Monday, July 19, 2010

Playing with the new camera: The night sky

My new camera has a "starry night" setting. It takes a long exposure--the user chooses between 15, 30, and 60 seconds--then spends the same amount of time processing the image. This may be related to the fact that heavenly bodies move during that time, and the camera has to line everything up so they look like stationary points rather than streaks. But I don't really know. What I know is that my old camera never could get anything out of the night sky, no matter how bright I thought the stars looked, so this new feature, however weak it may be, is very exciting.

Haleiwa beach at night isn't a bad place to look at stars. It's relatively dark, with a clear view of half the sky (the half that's over the ocean). Here are a few images I captured while out with my camera.

The star shots were pretty hard to set up, but I did manage to catch the Big Dipper.

The moon low in the sky with Venus as the bright body at the top. The moon casts an orange glow on the ocean below it. Venus was actually so bright that after the moon set, we could see its own light reflected on the rippling water. I couldn't get that with my camera, unfortunately.

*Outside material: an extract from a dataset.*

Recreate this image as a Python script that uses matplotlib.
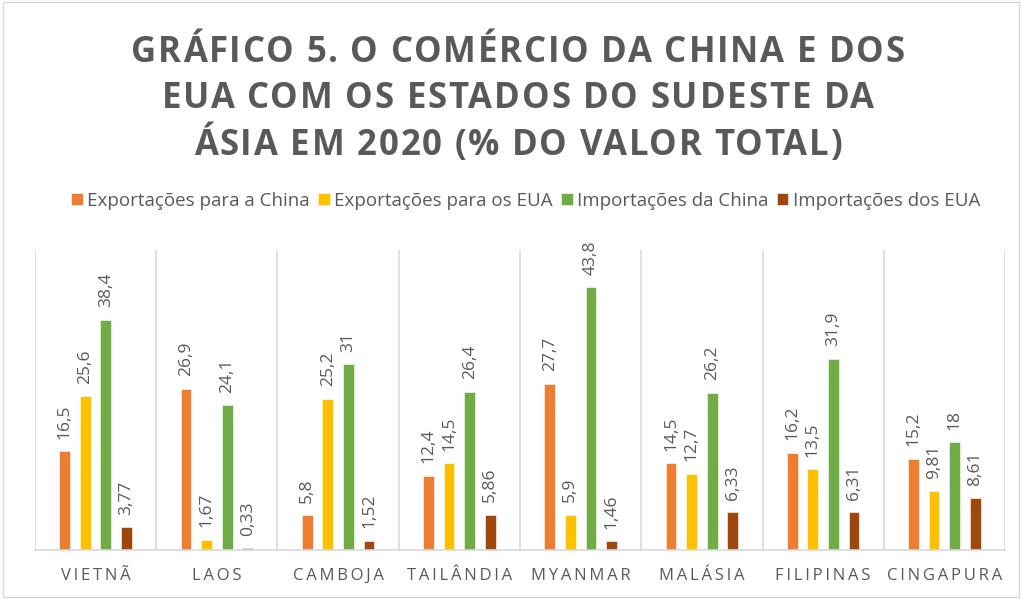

And the moon falls behind a cloud low on the horizon.

Not great quality night sky photos, but they at least have something. Beach photos (during daylight) coming up tomorrow!


Hezabelle said...

I think they're pretty awesome.. I've never been able to master star shots.

Eleni said...

Thanks! Yeah, hopefully I'll get better. One problem was that the stars were too faint or small to show up on the screen, and the camera doesn't have a view finder. I could see the moon and Venus in the screen, but for the rest I just had to point, wait however many seconds for the exposure, and hope something would show up.

Ambiguous Geek said...

Oooooh Awesome. I wish I had a better camera to do that kind of stuff with.

Eleni said...

It's probably best to have a camera where you can totally customize the exposure time, though I guess there's still a problem with the fact that stuff in the sky moves (or rather we move, but you know what I mean).

I know one can get a telescope and set it to move to track the sky, so probably to get a really good night shot you'd need something like that.